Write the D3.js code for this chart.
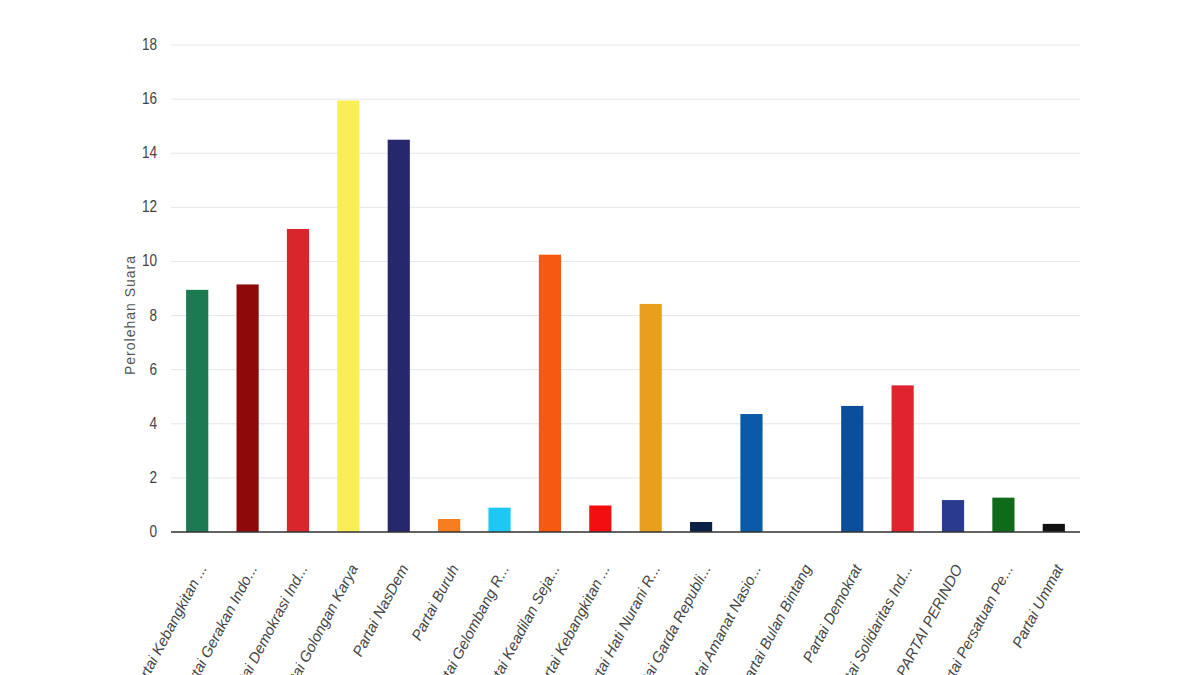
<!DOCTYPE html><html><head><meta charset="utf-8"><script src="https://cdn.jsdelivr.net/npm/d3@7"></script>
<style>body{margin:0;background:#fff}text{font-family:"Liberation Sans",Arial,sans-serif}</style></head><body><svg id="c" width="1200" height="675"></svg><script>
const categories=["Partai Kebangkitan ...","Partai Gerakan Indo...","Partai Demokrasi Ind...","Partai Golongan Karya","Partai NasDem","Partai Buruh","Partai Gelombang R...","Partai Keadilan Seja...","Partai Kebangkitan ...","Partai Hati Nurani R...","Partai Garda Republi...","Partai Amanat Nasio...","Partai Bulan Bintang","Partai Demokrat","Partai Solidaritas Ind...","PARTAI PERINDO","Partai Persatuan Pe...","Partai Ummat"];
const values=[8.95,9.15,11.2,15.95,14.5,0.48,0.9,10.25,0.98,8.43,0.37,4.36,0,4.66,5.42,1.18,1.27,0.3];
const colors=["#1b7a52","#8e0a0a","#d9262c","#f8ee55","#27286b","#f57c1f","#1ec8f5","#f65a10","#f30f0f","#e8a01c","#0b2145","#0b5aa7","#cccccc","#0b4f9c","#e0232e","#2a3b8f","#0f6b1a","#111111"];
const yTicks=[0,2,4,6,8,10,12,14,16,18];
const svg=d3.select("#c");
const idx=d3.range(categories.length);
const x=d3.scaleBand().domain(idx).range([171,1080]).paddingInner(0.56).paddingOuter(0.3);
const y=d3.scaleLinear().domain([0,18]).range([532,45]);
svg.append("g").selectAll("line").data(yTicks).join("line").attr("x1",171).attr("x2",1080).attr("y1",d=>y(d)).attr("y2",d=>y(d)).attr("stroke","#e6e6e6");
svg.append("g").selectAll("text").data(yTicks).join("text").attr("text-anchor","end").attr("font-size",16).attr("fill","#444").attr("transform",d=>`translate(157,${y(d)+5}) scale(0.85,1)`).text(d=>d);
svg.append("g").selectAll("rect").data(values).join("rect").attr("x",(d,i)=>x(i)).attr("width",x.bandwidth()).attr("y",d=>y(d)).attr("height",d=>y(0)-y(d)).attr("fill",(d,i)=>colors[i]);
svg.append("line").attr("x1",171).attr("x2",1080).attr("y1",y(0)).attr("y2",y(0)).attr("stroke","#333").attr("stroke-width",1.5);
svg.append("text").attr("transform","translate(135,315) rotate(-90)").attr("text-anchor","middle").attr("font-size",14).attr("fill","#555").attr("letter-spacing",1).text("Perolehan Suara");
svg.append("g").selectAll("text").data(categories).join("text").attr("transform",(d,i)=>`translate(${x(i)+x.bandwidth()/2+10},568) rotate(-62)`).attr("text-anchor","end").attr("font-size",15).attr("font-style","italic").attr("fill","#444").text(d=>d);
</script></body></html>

**WHAT IS NEEDED:**
Write out the data precisely as given, excluding the pictures.

**OUTPUT FOR THIS TASK:**
Write the D3.js code for this chart.
<!DOCTYPE html><html><head><meta charset="utf-8"><script src="https://cdn.jsdelivr.net/npm/d3@7"></script>
<style>body{margin:0;background:#fff}text{font-family:"Liberation Sans",Arial,sans-serif}</style></head><body><svg id="c" width="1200" height="675"></svg><script>
const categories=["Partai Kebangkitan ...","Partai Gerakan Indo...","Partai Demokrasi Ind...","Partai Golongan Karya","Partai NasDem","Partai Buruh","Partai Gelombang R...","Partai Keadilan Seja...","Partai Kebangkitan ...","Partai Hati Nurani R...","Partai Garda Republi...","Partai Amanat Nasio...","Partai Bulan Bintang","Partai Demokrat","Partai Solidaritas Ind...","PARTAI PERINDO","Partai Persatuan Pe...","Partai Ummat"];
const values=[8.95,9.15,11.2,15.95,14.5,0.48,0.9,10.25,0.98,8.43,0.37,4.36,0,4.66,5.42,1.18,1.27,0.3];
const colors=["#1b7a52","#8e0a0a","#d9262c","#f8ee55","#27286b","#f57c1f","#1ec8f5","#f65a10","#f30f0f","#e8a01c","#0b2145","#0b5aa7","#cccccc","#0b4f9c","#e0232e","#2a3b8f","#0f6b1a","#111111"];
const yTicks=[0,2,4,6,8,10,12,14,16,18];
const svg=d3.select("#c");
const idx=d3.range(categories.length);
const x=d3.scaleBand().domain(idx).range([171,1080]).paddingInner(0.56).paddingOuter(0.3);
const y=d3.scaleLinear().domain([0,18]).range([532,45]);
svg.append("g").selectAll("line").data(yTicks).join("line").attr("x1",171).attr("x2",1080).attr("y1",d=>y(d)).attr("y2",d=>y(d)).attr("stroke","#e6e6e6");
svg.append("g").selectAll("text").data(yTicks).join("text").attr("text-anchor","end").attr("font-size",16).attr("fill","#444").attr("transform",d=>`translate(157,${y(d)+5}) scale(0.85,1)`).text(d=>d);
svg.append("g").selectAll("rect").data(values).join("rect").attr("x",(d,i)=>x(i)).attr("width",x.bandwidth()).attr("y",d=>y(d)).attr("height",d=>y(0)-y(d)).attr("fill",(d,i)=>colors[i]);
svg.append("line").attr("x1",171).attr("x2",1080).attr("y1",y(0)).attr("y2",y(0)).attr("stroke","#333").attr("stroke-width",1.5);
svg.append("text").attr("transform","translate(135,315) rotate(-90)").attr("text-anchor","middle").attr("font-size",14).attr("fill","#555").attr("letter-spacing",1).text("Perolehan Suara");
svg.append("g").selectAll("text").data(categories).join("text").attr("transform",(d,i)=>`translate(${x(i)+x.bandwidth()/2+10},568) rotate(-62)`).attr("text-anchor","end").attr("font-size",15).attr("font-style","italic").attr("fill","#444").text(d=>d);
</script></body></html>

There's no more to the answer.